Cependant, sur le plan technique aussi, réalisations et projets permettent d'espérer des améliorations rapides. L'élaboration des protocoles OSI (Open systems interconnection) et leur adoption devraient permettre l'interconnexion de systèmes ayant au départ des incompatibilités informatiques, des caractéristiques techniques différentes.

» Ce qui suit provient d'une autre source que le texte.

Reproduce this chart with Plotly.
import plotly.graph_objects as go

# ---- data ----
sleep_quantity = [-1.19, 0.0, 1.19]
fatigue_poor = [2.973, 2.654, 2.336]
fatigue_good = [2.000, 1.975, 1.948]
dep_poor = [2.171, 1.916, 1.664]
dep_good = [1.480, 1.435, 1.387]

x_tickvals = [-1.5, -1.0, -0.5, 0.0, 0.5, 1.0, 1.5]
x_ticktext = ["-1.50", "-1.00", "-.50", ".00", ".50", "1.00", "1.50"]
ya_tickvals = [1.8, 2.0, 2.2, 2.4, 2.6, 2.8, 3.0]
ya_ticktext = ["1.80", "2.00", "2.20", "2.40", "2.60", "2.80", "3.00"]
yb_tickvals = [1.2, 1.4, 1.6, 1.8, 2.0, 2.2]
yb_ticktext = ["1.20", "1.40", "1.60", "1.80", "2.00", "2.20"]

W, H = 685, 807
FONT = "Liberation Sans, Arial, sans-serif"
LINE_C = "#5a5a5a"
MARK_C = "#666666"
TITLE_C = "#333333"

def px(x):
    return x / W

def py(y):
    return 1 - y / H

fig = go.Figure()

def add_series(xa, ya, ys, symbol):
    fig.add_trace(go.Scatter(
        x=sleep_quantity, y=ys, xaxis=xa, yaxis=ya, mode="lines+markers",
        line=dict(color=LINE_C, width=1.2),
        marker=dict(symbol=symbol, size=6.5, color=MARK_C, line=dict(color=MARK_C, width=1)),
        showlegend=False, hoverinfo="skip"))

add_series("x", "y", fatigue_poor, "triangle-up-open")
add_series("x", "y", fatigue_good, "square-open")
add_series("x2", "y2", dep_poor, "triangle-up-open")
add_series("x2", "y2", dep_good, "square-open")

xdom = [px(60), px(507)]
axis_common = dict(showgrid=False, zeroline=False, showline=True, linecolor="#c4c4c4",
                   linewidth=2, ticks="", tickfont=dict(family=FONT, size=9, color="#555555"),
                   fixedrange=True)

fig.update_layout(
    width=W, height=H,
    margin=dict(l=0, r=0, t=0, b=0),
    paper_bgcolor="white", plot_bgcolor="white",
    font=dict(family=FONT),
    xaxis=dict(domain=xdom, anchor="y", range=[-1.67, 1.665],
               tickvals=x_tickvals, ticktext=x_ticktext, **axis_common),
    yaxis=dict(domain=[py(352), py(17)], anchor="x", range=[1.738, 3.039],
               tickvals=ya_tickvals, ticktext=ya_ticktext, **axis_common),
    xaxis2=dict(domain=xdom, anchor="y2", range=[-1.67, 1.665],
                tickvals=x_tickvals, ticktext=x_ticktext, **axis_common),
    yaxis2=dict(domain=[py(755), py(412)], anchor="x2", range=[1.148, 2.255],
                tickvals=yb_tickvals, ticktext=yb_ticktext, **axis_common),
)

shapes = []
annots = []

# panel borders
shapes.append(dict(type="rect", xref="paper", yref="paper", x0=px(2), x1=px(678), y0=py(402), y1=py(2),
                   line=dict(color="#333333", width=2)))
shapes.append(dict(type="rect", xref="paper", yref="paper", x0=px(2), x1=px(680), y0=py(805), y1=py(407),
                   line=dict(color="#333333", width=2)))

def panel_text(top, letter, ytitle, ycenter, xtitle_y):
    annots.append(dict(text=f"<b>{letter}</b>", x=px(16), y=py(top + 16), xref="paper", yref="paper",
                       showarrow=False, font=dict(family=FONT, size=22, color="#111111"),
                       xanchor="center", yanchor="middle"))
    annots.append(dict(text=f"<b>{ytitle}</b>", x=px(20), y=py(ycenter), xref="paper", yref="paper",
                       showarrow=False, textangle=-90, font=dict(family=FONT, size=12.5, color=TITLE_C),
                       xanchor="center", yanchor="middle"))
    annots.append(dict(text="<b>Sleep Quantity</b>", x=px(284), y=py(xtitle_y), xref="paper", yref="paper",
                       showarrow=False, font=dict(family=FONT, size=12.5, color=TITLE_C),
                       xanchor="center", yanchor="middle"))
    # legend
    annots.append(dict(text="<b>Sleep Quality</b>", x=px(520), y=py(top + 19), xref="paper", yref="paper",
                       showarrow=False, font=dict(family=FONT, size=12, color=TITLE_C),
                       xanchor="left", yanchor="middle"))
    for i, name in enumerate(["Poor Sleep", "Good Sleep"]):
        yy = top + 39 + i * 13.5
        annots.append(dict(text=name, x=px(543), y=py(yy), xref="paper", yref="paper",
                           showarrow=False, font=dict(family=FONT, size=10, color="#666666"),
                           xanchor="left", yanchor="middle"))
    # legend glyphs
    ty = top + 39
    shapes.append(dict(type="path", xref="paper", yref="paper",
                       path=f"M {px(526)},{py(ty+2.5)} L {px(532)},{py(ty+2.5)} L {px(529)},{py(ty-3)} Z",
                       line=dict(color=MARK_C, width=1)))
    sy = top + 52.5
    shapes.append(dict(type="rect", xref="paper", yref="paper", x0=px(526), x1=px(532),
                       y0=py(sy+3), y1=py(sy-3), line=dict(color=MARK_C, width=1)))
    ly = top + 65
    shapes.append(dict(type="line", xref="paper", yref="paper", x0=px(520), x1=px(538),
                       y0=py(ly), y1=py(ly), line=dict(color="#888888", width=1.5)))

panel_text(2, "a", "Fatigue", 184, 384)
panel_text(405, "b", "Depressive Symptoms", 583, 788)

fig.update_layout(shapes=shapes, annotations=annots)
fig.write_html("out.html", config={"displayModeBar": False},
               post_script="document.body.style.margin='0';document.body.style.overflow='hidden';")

Développé au sein d'une structure puissante de normes internationales et s'appuyant sur la numérisation, Numéris, le Réseau numérique à intégration de services (RNIS) - « sorte de télécopie à très grande vitesse » -, permet de traiter à distance non seulement du texte, mais aussi des images et du son, capacités non négligeables à une époque où les médiathèques prennent de plus en plus le pas sur les bibliothèques. Ce réseau universel permet d'accéder à tous types de réseaux et porte tous les services en simultané avec une puissance cent fois plus importante que celle du minitel. « Le réseau Numéris est une véritable révolution culturelle », déclare Robert Veilex de France Télécom, « tant pour les professionnels de l'informatique à qui il offre un standard unique, que pour les usagers, pour qui il réduit le temps et l'espace et à qui il offrira, entre autres services et dans cinq ans environ, le visiophone (téléphone à images) ». Dès la fin de l'année 1990, l'accès à Numéris sera étendu à tout le territoire.

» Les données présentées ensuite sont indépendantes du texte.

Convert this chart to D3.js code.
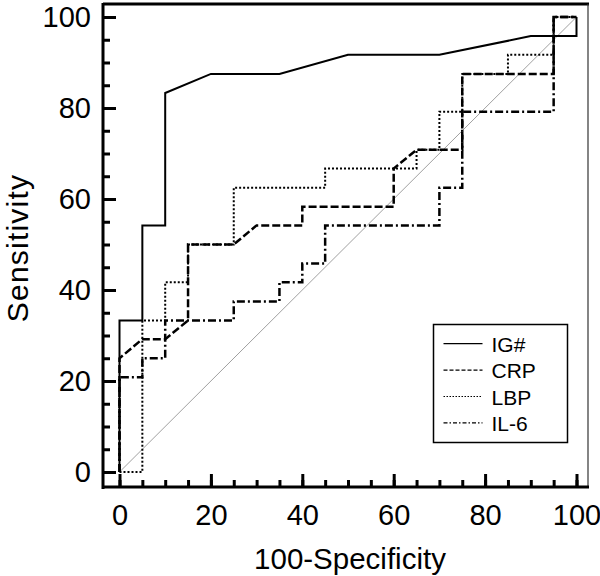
<!DOCTYPE html>
<html>
<head>
<meta charset="utf-8">
<script src="https://cdn.jsdelivr.net/npm/d3@7"></script>
<style>
  body { margin: 0; background: #fff; }
  #stage { width: 600px; height: 576px; }
</style>
</head>
<body>
<div id="stage"></div>
<script>
// ROC curves, x = 100-Specificity, y = Sensitivity
const igX = [0, 0, 5, 5, 10, 10, 20, 35, 50, 70, 90, 100, 100];
const igY = [0, 33.3, 33.3, 54.2, 54.2, 83.3, 87.5, 87.5, 91.7, 91.7, 95.8, 95.8, 100];

const crpX = [0, 0, 5, 10, 15, 15, 25, 30, 40, 40, 60, 60, 65, 75, 75, 95, 95, 100];
const crpY = [0, 25, 29.2, 29.2, 33.3, 50, 50, 54.2, 54.2, 58.3, 58.3, 66.7, 70.8, 70.8, 87.5, 87.5, 100, 100];

const lbpX = [0, 5, 5, 10, 10, 15, 15, 25, 25, 45, 45, 65, 65, 70, 70, 75, 75, 85, 85, 95, 95, 100];
const lbpY = [0, 0, 33.3, 33.3, 41.7, 41.7, 50, 50, 62.5, 62.5, 66.7, 66.7, 70.8, 70.8, 79.2, 79.2, 87.5, 87.5, 91.7, 91.7, 100, 100];

const il6X = [0, 0, 5, 5, 10, 10, 25, 25, 35, 35, 40, 40, 45, 45, 70, 70, 75, 75, 95, 95, 100];
const il6Y = [0, 20.8, 20.8, 25, 25, 33.3, 33.3, 37.5, 37.5, 41.7, 41.7, 45.8, 45.8, 54.2, 54.2, 62.5, 62.5, 79.2, 79.2, 100, 100];

const seriesNames = ["IG#", "CRP", "LBP", "IL-6"];
const majorTicks = [0, 20, 40, 60, 80, 100];
const minorTicks = d3.range(0, 101, 5);

const width = 600;
const height = 576;
const font = "'Liberation Sans', Arial, sans-serif";

const svg = d3
  .select("#stage")
  .append("svg")
  .attr("width", width)
  .attr("height", height);

const x = d3.scaleLinear().domain([0, 100]).range([119.5, 576.5]);
const y = d3.scaleLinear().domain([0, 100]).range([472, 17]);

const styles = [
  { dash: null, w: 2 },
  { dash: "8,3", w: 2.5 },
  { dash: "2,2", w: 2 },
  { dash: "8,3,2,3", w: 2.5 }
];
const legendDash = [null, "4,2", "1.5,1.5", "4,2,1.5,2"];

// reference diagonal
svg
  .append("line")
  .attr("x1", x(0))
  .attr("y1", y(0))
  .attr("x2", x(100))
  .attr("y2", y(100))
  .attr("stroke", "#888")
  .attr("stroke-width", 0.8);

const line = d3
  .line()
  .x((d) => x(d[0]))
  .y((d) => y(d[1]));

const series = [
  d3.zip(igX, igY),
  d3.zip(crpX, crpY),
  d3.zip(lbpX, lbpY),
  d3.zip(il6X, il6Y)
];

series.forEach((pts, i) => {
  svg
    .append("path")
    .attr("d", line(pts))
    .attr("fill", "none")
    .attr("stroke", "#000")
    .attr("stroke-width", styles[i].w)
    .attr("stroke-dasharray", styles[i].dash);
});

// frame
svg.append("line").attr("x1", 103).attr("x2", 589).attr("y1", 4).attr("y2", 4)
  .attr("stroke", "#000").attr("stroke-width", 3);
svg.append("line").attr("x1", 588).attr("x2", 588).attr("y1", 4).attr("y2", 488)
  .attr("stroke", "#333").attr("stroke-width", 1.2);

// axes
const yMinor = svg.append("g").attr("transform", "translate(103,0)")
  .call(d3.axisLeft(y).tickValues(minorTicks).tickSize(-7).tickFormat(""));
const yMajor = svg.append("g").attr("transform", "translate(103,0)")
  .call(d3.axisLeft(y).tickValues(majorTicks).tickSize(-13).tickPadding(12));
const xMinor = svg.append("g").attr("transform", "translate(0,487)")
  .call(d3.axisBottom(x).tickValues(minorTicks).tickSize(-7).tickFormat(""));
const xMajor = svg.append("g").attr("transform", "translate(0,487)")
  .call(d3.axisBottom(x).tickValues(majorTicks).tickSize(-13).tickPadding(0));

[yMinor, yMajor, xMinor, xMajor].forEach((g) => {
  g.select(".domain").remove();
  g.selectAll(".tick line").attr("stroke", "#000").attr("stroke-width", 3);
  g.selectAll(".tick text")
    .attr("font-family", font)
    .attr("font-size", "29px")
    .attr("fill", "#000");
});
xMajor.selectAll(".tick text").attr("dy", null).attr("y", 38);

svg.append("line").attr("x1", 103).attr("x2", 103).attr("y1", 3).attr("y2", 489)
  .attr("stroke", "#000").attr("stroke-width", 3);
svg.append("line").attr("x1", 102).attr("x2", 589).attr("y1", 487).attr("y2", 487)
  .attr("stroke", "#000").attr("stroke-width", 3);

// axis titles
svg
  .append("text")
  .attr("x", 350)
  .attr("y", 569)
  .attr("text-anchor", "middle")
  .attr("font-family", font)
  .attr("font-size", "29.5px")
  .text("100-Specificity");

svg
  .append("text")
  .attr("transform", "translate(27.5,248) rotate(-90)")
  .attr("text-anchor", "middle")
  .attr("font-family", font)
  .attr("font-size", "30px")
  .attr("letter-spacing", "1.2px")
  .text("Sensitivity");

// legend
const legend = svg.append("g");
legend
  .append("rect")
  .attr("x", 433.5)
  .attr("y", 324.5)
  .attr("width", 134)
  .attr("height", 118)
  .attr("fill", "#fff")
  .attr("stroke", "#000")
  .attr("stroke-width", 1.5);

seriesNames.forEach((name, i) => {
  const by = 351.7 + i * 26.4;
  legend
    .append("line")
    .attr("x1", 443.5)
    .attr("x2", 482.5)
    .attr("y1", by - 8)
    .attr("y2", by - 8)
    .attr("stroke", "#000")
    .attr("stroke-width", 1.2)
    .attr("stroke-dasharray", legendDash[i]);
  legend
    .append("text")
    .attr("x", 491.5)
    .attr("y", by)
    .attr("font-family", font)
    .attr("font-size", "21px")
    .text(name);
});
</script>
</body>
</html>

Le choix technique doit être le corollaire d'une étude du coût des différentes solutions envisageables. Les incidences économiques de tels changements ont été abordées, à côté des problèmes techniques et politiques. Aux Etats-Unis, les fournisseurs ont développé de petits systèmes incluant toutes les fonctionnalités et dont les coûts sont plus faibles. Le réseau des bibliothèques parisiennes a, lui, choisi d'utiliser des systèmes multiprocesseurs standards permettant d'être raccordés à un ordinateur très puissant pour un coût relativement faible et offrant une grande modularité en permettant de rajouter des processeurs. Créé au départ pour réaliser des économies, le réseau ne doit cependant pas être perçu comme un moyen d'organiser la pénurie. Il s'agit, en fait, de proposer une mise en commun de services, dont l'économie, les moyens reviendraient à tous.
Aux problèmes causés par l'inégalité des ressources financières des différents partenaires, par des moyens techniques limités et une hétérogénéité des systèmes, il convient d'ajouter ceux que posent les droits et les responsabilités, la propriété des données et les problèmes juridiques nés de la différence de tutelles des établissements concernés. Autant de questions à régler au niveau national et international.
Si la France veut rattraper son retard - criant par rapport aux Etats-Unis et à la Hollande - et devenir un tant soit peu compétitive sur le plan européen, les systèmes de gestion de bibliothèques seront amenés à évoluer. De plus, pour Serge Salomon, ingénieur-conseil à Silogia, pour atteindre l'objectif d'un vaste réseau de bibliothèques françaises interconnectées, « la priorité est la constitution de réservoirs de données bibliographiques et de localisations ».
Et la pression des bibliothèques et de tout établissement désireux de partager ses données et ses fonds peut être le moteur du développement commercial des systèmes en France. Les participants à cette journée, nombreux et concernés, auront, espérons-le, capté le message. Rendez-vous dans quelques années.